Until then, do you really want your kids to starve?
The benefits system is failing thousands of people every week, forcing more and more of them to seek help from Britain’s growing number of food banks. “Breadline Britain”, under the Tory-led Coalition, is now a literal expression. Previously it was just metaphorical.
The Trussell Trust, which runs the UK’s biggest food bank, in Coventry, is opening new food banks at the rate of three per week.
Almost half the people who go to food banks are there because of benefit changes. the Department for Work and Pensions does not work fast enough to arrange benefits for when claimants need them, leaving poor people in crisis for weeks, or months, at a time. Then the debts start racking up.
Sanctions, imposed as temporary punishments by the new benefits regime, are also adding to the queue at the food banks. Since 2010, the number of people getting their Jobseeker’s Allowance suspended has spiked, and we all know that the disability tests introduced for Employment and Support Allowance (and soon to come in for Disability Living Allowance) are causing hardship and – in fact – death for Britain’s most vulnerable people.
Sanction or disallowance of benefits happened to 167,000 people in the three months up to February 2012.

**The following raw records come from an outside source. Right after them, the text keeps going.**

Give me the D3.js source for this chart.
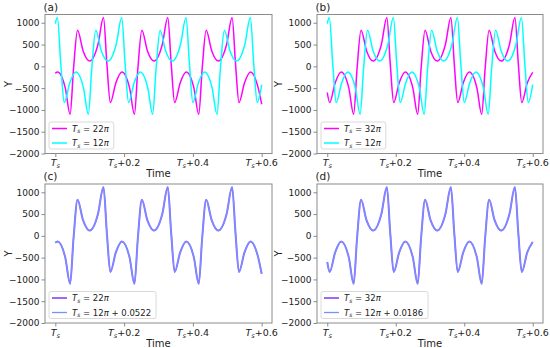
<!DOCTYPE html>
<html><head><meta charset="utf-8">
<script src="https://cdn.jsdelivr.net/npm/d3@7"></script>
<style>body{margin:0;background:#fff}svg{display:block}text{font-family:"DejaVu Sans",sans-serif;fill:#222}</style>
</head><body><svg id="chart" width="550" height="348"></svg>
<script>
// ---- data ----
const t22 = [0,0.0065,0.029,0.043,0.053,0.0646,0.0806,0.100,0.124,0.140,0.150,0.160,0.176,0.1935,0.216,0.230,0.240,0.2516,0.2676,0.287,0.311,0.327,0.337,0.347,0.363,0.3805,0.403,0.417,0.427,0.4386,0.4546,0.474,0.498,0.514,0.524,0.534,0.550,0.5675,0.590,0.600];
const y22 = [-160,-130,-500,-1100,-50,830,360,120,500,1120,50,-830,-380,-130,-500,-1100,-50,830,360,120,500,1120,50,-830,-380,-130,-500,-1100,-50,830,360,120,500,1120,50,-830,-380,-130,-500,-870];
const t12 = [0,0.006,0.016,0.026,0.042,0.0595,0.082,0.096,0.106,0.1176,0.1336,0.153,0.177,0.193,0.203,0.213,0.229,0.2465,0.269,0.283,0.293,0.3046,0.3206,0.340,0.364,0.380,0.390,0.400,0.416,0.4335,0.456,0.470,0.480,0.4916,0.5076,0.527,0.551,0.567,0.577,0.587,0.600];
const y12 = [980,1120,50,-830,-380,-130,-500,-1100,-50,830,360,120,500,1120,50,-830,-380,-130,-500,-1100,-50,830,360,120,500,1120,50,-830,-380,-130,-500,-1100,-50,830,360,120,500,1120,50,-830,-420];
const t32 = [0,0.007,0.023,0.0405,0.063,0.077,0.087,0.0986,0.1146,0.134,0.158,0.174,0.184,0.194,0.210,0.2275,0.250,0.264,0.274,0.2856,0.3016,0.321,0.345,0.361,0.371,0.381,0.397,0.4145,0.437,0.451,0.461,0.4726,0.4886,0.508,0.532,0.548,0.558,0.568,0.584,0.600];
const y32 = [-600,-830,-380,-130,-500,-1100,-50,830,360,120,500,1120,50,-830,-380,-130,-500,-1100,-50,830,360,120,500,1120,50,-830,-380,-130,-500,-1100,-50,830,360,120,500,1120,50,-830,-380,-140];
// 12π curves shifted by the quoted offsets coincide with the 22π / 32π curves
const t12c = t22, y12c = y22;   // T_s = 12π + 0.0522
const t12d = t32, y12d = y32;   // T_s = 12π + 0.0186

const xTicks = [0, 0.2, 0.4, 0.6];
const xTickSuffix = ["", "+0.2", "+0.4", "+0.6"];
const yTicks = [-2000, -1500, -1000, -500, 0, 500, 1000];
const panelLabels = ["(a)", "(b)", "(c)", "(d)"];
const legendNums = [["22", "12"], ["32", "12"], ["22", "12"], ["32", "12"]];
const legendSuffix = [["", ""], ["", ""], ["", " + 0.0522"], ["", " + 0.0186"]];

// ---- layout ----
const svg = d3.select("#chart");
const boxes = [
  {l:45, r:272, t:14.5, b:153.5, ylab:8},
  {l:317, r:543, t:14.5, b:153.5, ylab:278},
  {l:45, r:272, t:184, b:323, ylab:8},
  {l:317, r:543, t:184, b:323, ylab:278}
];
const seriesSets = [
  [{t:t22,y:y22,c:"#ff00ff",w:1.5,o:1},{t:t12,y:y12,c:"#00ffff",w:1.5,o:1}],
  [{t:t32,y:y32,c:"#ff00ff",w:1.5,o:1},{t:t12,y:y12,c:"#00ffff",w:1.5,o:1}],
  [{t:t22,y:y22,c:"#a066ff",w:2,o:1},{t:t12c,y:y12c,c:"#6f93ff",w:1.3,o:1}],
  [{t:t32,y:y32,c:"#a066ff",w:2,o:1},{t:t12d,y:y12d,c:"#6f93ff",w:1.3,o:1}]
];
const frameColor = "#8a8a8a";

function mathT(sel, size) {
  sel.append("tspan").attr("font-style","italic").text("T");
  sel.append("tspan").attr("font-style","italic").attr("font-size", size*0.7).attr("dy", size*0.22).text("s");
}

boxes.forEach((B, i) => {
  const x = d3.scaleLinear().domain([-0.03, 0.63]).range([B.l, B.r]);
  const y = d3.scaleLinear().domain([-2000, 1190]).range([B.b, B.t]);
  const g = svg.append("g");
  const cid = "clip" + i;
  svg.append("clipPath").attr("id", cid).append("rect")
    .attr("x", B.l).attr("y", B.t).attr("width", B.r - B.l).attr("height", B.b - B.t);

  seriesSets[i].forEach(s => {
    const line = d3.line().x(k => x(s.t[k])).y(k => y(s.y[k])).curve(d3.curveMonotoneX);
    g.append("path").attr("clip-path", `url(#${cid})`)
      .attr("d", line(d3.range(s.t.length)))
      .attr("fill", "none").attr("stroke", s.c).attr("stroke-width", s.w).attr("stroke-opacity", s.o)
      .attr("stroke-linejoin", "round");
  });

  const yAxis = d3.axisLeft(y).tickValues(yTicks).tickSize(3.5).tickPadding(2)
    .tickFormat(d => d3.format("d")(d).replace("-", "\u2212"));
  const ya = g.append("g").attr("transform", `translate(${B.l},0)`).call(yAxis);
  ya.select(".domain").remove();
  ya.selectAll("line").attr("stroke", frameColor);
  ya.selectAll("text").attr("font-size", 9).attr("font-family", "DejaVu Sans").attr("fill", "#222");

  const xAxis = d3.axisBottom(x).tickValues(xTicks).tickSize(3.5).tickFormat("");
  const xa = g.append("g").attr("transform", `translate(0,${B.b})`).call(xAxis);
  xa.select(".domain").remove();
  xa.selectAll("line").attr("stroke", frameColor);
  xTicks.forEach((v, k) => {
    const tx = g.append("text").attr("x", x(v)).attr("y", B.b + 12.5)
      .attr("text-anchor", "middle").attr("font-size", 9.5);
    mathT(tx, 9.5);
    if (xTickSuffix[k]) tx.append("tspan").attr("dy", -9.5*0.22).text(xTickSuffix[k]);
  });

  g.append("rect").attr("x", B.l).attr("y", B.t).attr("width", B.r - B.l).attr("height", B.b - B.t)
    .attr("fill", "none").attr("stroke", frameColor).attr("stroke-width", 1);

  g.append("text").attr("x", B.l - 1.5).attr("y", B.t - 4).attr("font-size", 10.5).text(panelLabels[i]);
  g.append("text").attr("x", (B.l + B.r) / 2).attr("y", B.b + 23.5).attr("text-anchor", "middle")
    .attr("font-size", 10).text("Time");
  g.append("text").attr("transform", `translate(${B.ylab},${(B.t + B.b) / 2}) rotate(-90)`)
    .attr("text-anchor", "middle").attr("dy", "0.35em").attr("font-size", 10).text("Y");

  const lx = B.l + 4, ly = B.b - 31.5;
  const lg = g.append("g");
  const lbox = lg.append("rect").attr("x", lx).attr("y", ly).attr("height", 27)
    .attr("rx", 2).attr("fill", "#fff").attr("fill-opacity", 0.85).attr("stroke", "#d0d0d0").attr("stroke-width", 0.8);
  let maxW = 0;
  seriesSets[i].forEach((s, k) => {
    const cy = ly + 6.5 + k * 14.5;
    lg.append("line").attr("x1", lx + 3).attr("x2", lx + 18).attr("y1", cy).attr("y2", cy)
      .attr("stroke", s.c).attr("stroke-width", s.w);
    const tx = lg.append("text").attr("x", lx + 23).attr("y", cy + 3).attr("font-size", 8.5);
    mathT(tx, 8.5);
    tx.append("tspan").attr("dy", -8.5*0.22).text(" = " + legendNums[i][k]);
    tx.append("tspan").attr("font-style", "italic").text("\u03c0");
    if (legendSuffix[i][k]) tx.append("tspan").text(legendSuffix[i][k]);
    maxW = Math.max(maxW, tx.node().getComputedTextLength());
  });
  lbox.attr("width", 23 + maxW + 5);
});
</script></body></html>
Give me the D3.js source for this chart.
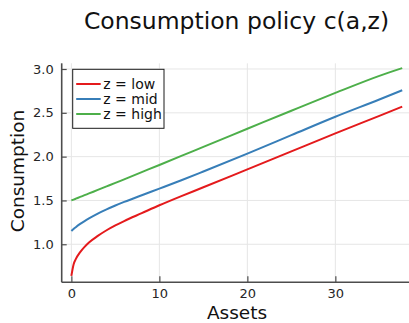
<!DOCTYPE html>
<html>
<head>
<meta charset="utf-8">
<script src="https://cdn.jsdelivr.net/npm/d3@7"></script>
<style>
  html, body { margin: 0; padding: 0; background: #fff; }
  svg { display: block; font-family: "DejaVu Sans", sans-serif; }
</style>
</head>
<body>
<svg id="chart" width="409" height="323"></svg>
<script>
// Asset grid and consumption policy for each productivity state
const assets   = [0, 0.25, 0.5, 1, 1.5, 2, 3, 4, 5, 6, 8, 10, 12.5, 15, 20, 25, 30, 35, 37.6];
const cLow     = [0.64, 0.77, 0.83, 0.91, 0.97, 1.02, 1.095, 1.16, 1.215, 1.265, 1.355, 1.445, 1.55, 1.65, 1.855, 2.06, 2.265, 2.465, 2.57];
const cMid     = [1.152, 1.175, 1.195, 1.232, 1.265, 1.295, 1.35, 1.398, 1.442, 1.483, 1.56, 1.635, 1.73, 1.83, 2.035, 2.245, 2.455, 2.652, 2.757];
const cHigh    = [1.5, 1.51, 1.52, 1.54, 1.56, 1.58, 1.62, 1.66, 1.70, 1.741, 1.823, 1.905, 2.008, 2.112, 2.318, 2.524, 2.727, 2.922, 3.01];
const seriesNames  = ["z = low", "z = mid", "z = high"];
const seriesColors = ["#e41a1c", "#377eb8", "#4daf4a"];
const xTicks = [0, 10, 20, 30];
const yTicks = [1.0, 1.5, 2.0, 2.5, 3.0];

const series = [cLow, cMid, cHigh].map((vals, i) => ({
  name: seriesNames[i],
  color: seriesColors[i],
  points: assets.map((a, j) => [a, vals[j]])
}));

const svg = d3.select("#chart");
const plot = { left: 61.7, right: 411.9, top: 63.3, bottom: 282.3 };

const x = d3.scaleLinear().domain([-1.1, 38.7]).range([plot.left, plot.right]);
const y = d3.scaleLinear().domain([0.566, 3.065]).range([plot.bottom, plot.top]);

// Grid
const grid = svg.append("g").attr("stroke", "#e6e6e6").attr("stroke-width", 1);
grid.selectAll(".gx").data(xTicks).join("line")
  .attr("x1", d => x(d)).attr("x2", d => x(d))
  .attr("y1", plot.top).attr("y2", plot.bottom);
grid.selectAll(".gy").data(yTicks).join("line")
  .attr("x1", plot.left).attr("x2", plot.right)
  .attr("y1", d => y(d)).attr("y2", d => y(d));

// Axes with inward ticks
const xAxis = svg.append("g")
  .attr("transform", `translate(0,${plot.bottom})`)
  .call(d3.axisBottom(x).tickValues(xTicks).tickSizeInner(-6).tickSizeOuter(0).tickPadding(6).tickFormat(d3.format("d")));
const yAxis = svg.append("g")
  .attr("transform", `translate(${plot.left},0)`)
  .call(d3.axisLeft(y).tickValues(yTicks).tickSizeInner(-5).tickSizeOuter(0).tickPadding(8).tickFormat(d3.format(".1f")));

[xAxis, yAxis].forEach(g => {
  g.select(".domain").attr("stroke", "#4d4d4d").attr("stroke-width", 1.6);
  g.selectAll(".tick line").attr("stroke", "#4d4d4d").attr("stroke-width", 1.2);
  g.selectAll(".tick text").attr("fill", "#262626").attr("font-size", 13)
    .attr("font-family", "DejaVu Sans, sans-serif");
});
xAxis.select(".domain").attr("d", `M${plot.left},0H${plot.right}`);
yAxis.select(".domain").attr("d", `M0,${plot.top}V${plot.bottom}`);

// Curves
const line = d3.line().x(d => x(d[0])).y(d => y(d[1])).curve(d3.curveMonotoneX);
svg.append("g").selectAll("path").data(series).join("path")
  .attr("fill", "none")
  .attr("stroke", d => d.color)
  .attr("stroke-width", 2)
  .attr("d", d => line(d.points));

// Legend
const lg = svg.append("g").attr("transform", "translate(72.7,69.3)");
lg.append("rect").attr("width", 91.3).attr("height", 59)
  .attr("fill", "#fff").attr("stroke", "#1a1a1a").attr("stroke-width", 1);
const rows = lg.selectAll("g.row").data(series).join("g")
  .attr("class", "row")
  .attr("transform", (d, i) => `translate(0,${14.7 + i * 15})`);
rows.append("line").attr("x1", 3.5).attr("x2", 28).attr("y1", 0).attr("y2", 0)
  .attr("stroke", d => d.color).attr("stroke-width", 2);
rows.append("text").attr("x", 30.6).attr("y", 0).attr("dy", "0.35em")
  .attr("font-size", 14).attr("fill", "#111").text(d => d.name);

// Titles
svg.append("text").attr("x", 236.5).attr("y", 29).attr("text-anchor", "middle")
  .attr("font-size", 23.5).attr("fill", "#111").text("Consumption policy c(a,z)");
svg.append("text").attr("x", 237).attr("y", 319).attr("text-anchor", "middle")
  .attr("font-size", 18.5).attr("fill", "#111").text("Assets");
svg.append("text").attr("transform", "translate(23.5,171) rotate(-90)").attr("text-anchor", "middle")
  .attr("font-size", 18.5).attr("fill", "#111").text("Consumption");
</script>
</body>
</html>
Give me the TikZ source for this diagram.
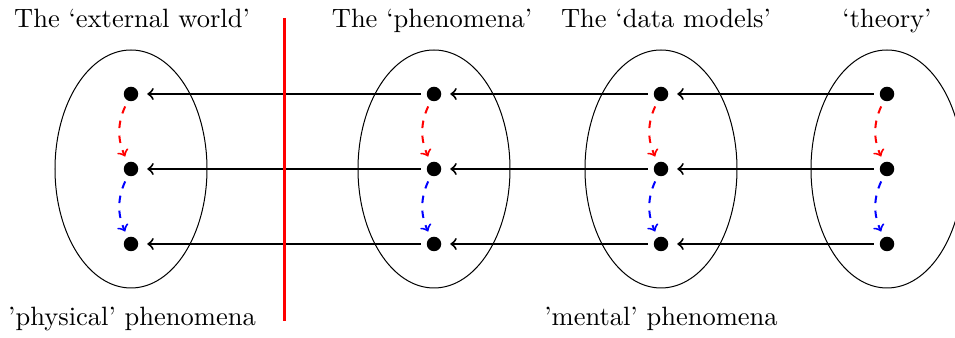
\documentclass[tikz,border=0pt]{standalone}
\begin{document}
\begin{tikzpicture}[x=0.4pt,y=-0.4pt,
  dot/.style={circle,fill=black,minimum size=5.8pt,inner sep=0pt,outer sep=1.2pt},
  link/.style={->,thick,shorten <=1.2pt,shorten >=2.4pt},
  flow/.style={->,thick,dashed,bend right=25,shorten <=1.4pt,shorten >=1.4pt},
  lab/.style={anchor=base,inner sep=0pt,font=\fontsize{10.6pt}{13pt}\selectfont},
  blob/.style={draw=black,thin}]
\useasboundingbox (0,0) rectangle (955,338);
% ellipses
\foreach \cx in {131,434,661,887}
  \draw[blob] (\cx,169) ellipse [x radius=30.4pt, y radius=47.6pt];
% dots
\foreach \cx [count=\c] in {131,434,661,887}
  \foreach \cy [count=\r] in {94,169,244}
    \node[dot] (d\c\r) at (\cx,\cy) {};
% horizontal arrows
\foreach \c [evaluate=\c as \n using int(\c+1)] in {1,2,3}
  \foreach \r in {1,2,3}
    \draw[link] (d\n\r) -- (d\c\r);
% dashed arrows
\foreach \c in {1,2,3,4}{
  \draw[flow,red] (d\c1) to (d\c2);
  \draw[flow,blue] (d\c2) to (d\c3);
}
% red divider
\coordinate (rt) at (284,18);
\coordinate (rb) at (284,321);
\draw[red,line width=1.2pt] (rt) -- (rb);
% labels
\node[lab] (t1) at (132,28) {The `external world'};
\node[lab] (t2) at (432,28) {The `phenomena'};
\node[lab] (t3) at (666,28) {The `data models'};
\node[lab] (t4) at (887,28) {`theory'};
\node[lab] (b1) at (132,326) {'physical' phenomena};
\node[lab] (b2) at (661,326) {'mental' phenomena};
\end{tikzpicture}
\end{document}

What do people do for money when the State fails them and they can’t get work? They fall into the debt trap.
High-interest, doorstep lending to poor people is Britain’s latest – perhaps only – boom industry. In other words, the government’s sick benefits regime is forcing the poor into debt to organisations that will take away everything they have left, in order to make up payments on a loan whose interest rate they probably made up on the spot.
And when they’ve taken everything, what do you do then?